Bill Gates retires

At 51 years old he has had enough of running the world’s biggest software company, though he remains as it’s chairman. His Microsoft co-founder Paul Allen left in 2000.

Under Bill Gates Microsoft have a long history of winning, whether it be operating systems, spreadsheets or word processors. His biggest mistake was badly underestimating the internet. Microsoft caught up with web browsers but got left way behind in search engines, allowing Google to streak ahead to become the online powerhouse that it is today.

Microsoft have a long history in gaming from their famous Flight Simulator to the most played game in the world, Windows Solitaire. Xbox has been a great, if expensive, success. Now profitable it is vying for the top position in this console generation and in Xbox Live has a vastly superior online offering that will return rich dividends in the coming years. Zune is still under-performing but has the potential to be even bigger than Xbox.

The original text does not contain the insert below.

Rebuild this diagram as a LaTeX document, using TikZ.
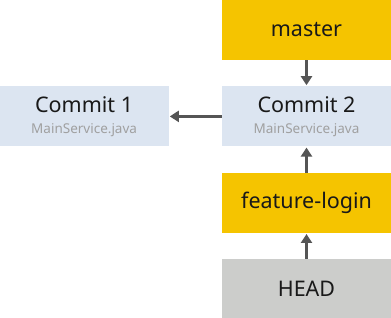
\documentclass[tikz,border=0pt]{standalone}
\usepackage{fontspec}
\setmainfont{Noto Sans}
\usetikzlibrary{arrows.meta,positioning}
\definecolor{branchyellow}{HTML}{F5C400}
\definecolor{commitblue}{HTML}{DCE5F1}
\definecolor{headgray}{HTML}{CCCDCB}
\definecolor{filegray}{HTML}{A0A0A0}
\definecolor{arrowgray}{HTML}{555555}
\tikzset{
  box/.style={rectangle, minimum width=169pt, minimum height=60pt, align=center, font=\fontsize{21.5}{23}\selectfont, inner sep=0pt, text=black!90},
  branch/.style={box, fill=branchyellow},
  commit/.style={box, fill=commitblue},
  head/.style={box, fill=headgray},
  arr/.style={-{Triangle[length=9pt,width=11pt]}, line width=3.2pt, draw=arrowgray, shorten >=1pt}
}
\newcommand{\filename}[1]{{\fontsize{13.5}{14}\selectfont\color{filegray}#1}}
\begin{document}
\begin{tikzpicture}[x=1pt,y=1pt]
\useasboundingbox (0,0) rectangle (391,318);
\node[branch] (master) at (306.5,288) {master};
\node[commit, below=26pt of master] (c2) {Commit 2\\[-2pt]\filename{MainService.java}};
\node[commit, left=53pt of c2] (c1) {Commit 1\\[-2pt]\filename{MainService.java}};
\node[branch, below=26pt of c2] (login) {feature-login};
\node[head, below=26pt of login] (head) {HEAD};

\draw[arr] (master) -- (c2); \draw[arr] (c2) -- (c1);
\draw[arr] (login) -- (c2); \draw[arr] (head) -- (login);
\end{tikzpicture}
\end{document}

Now Bill will be devoting more time to the Bill & Melinda Gates Foundation (B&MGF) which has $38 billion to spend, making it the largest private charitable institution in the world. The biggest problem in the world is over population and much of the B&MGF spending on things like health-care look like they will make things worse, not better. Yet, ironically, in the USA they give money to Planned Parenthood.

One thing is for sure, Bill is unlikely to build a monster yacht to cruise the word like Paul Allen has.

5 Comments


  1. Erm yeah, we should just let them die while money is spent on other things. Damn over-populators :/


  2. Or maybe Bill Gates should spend some of the money on family planning education and contraceptives.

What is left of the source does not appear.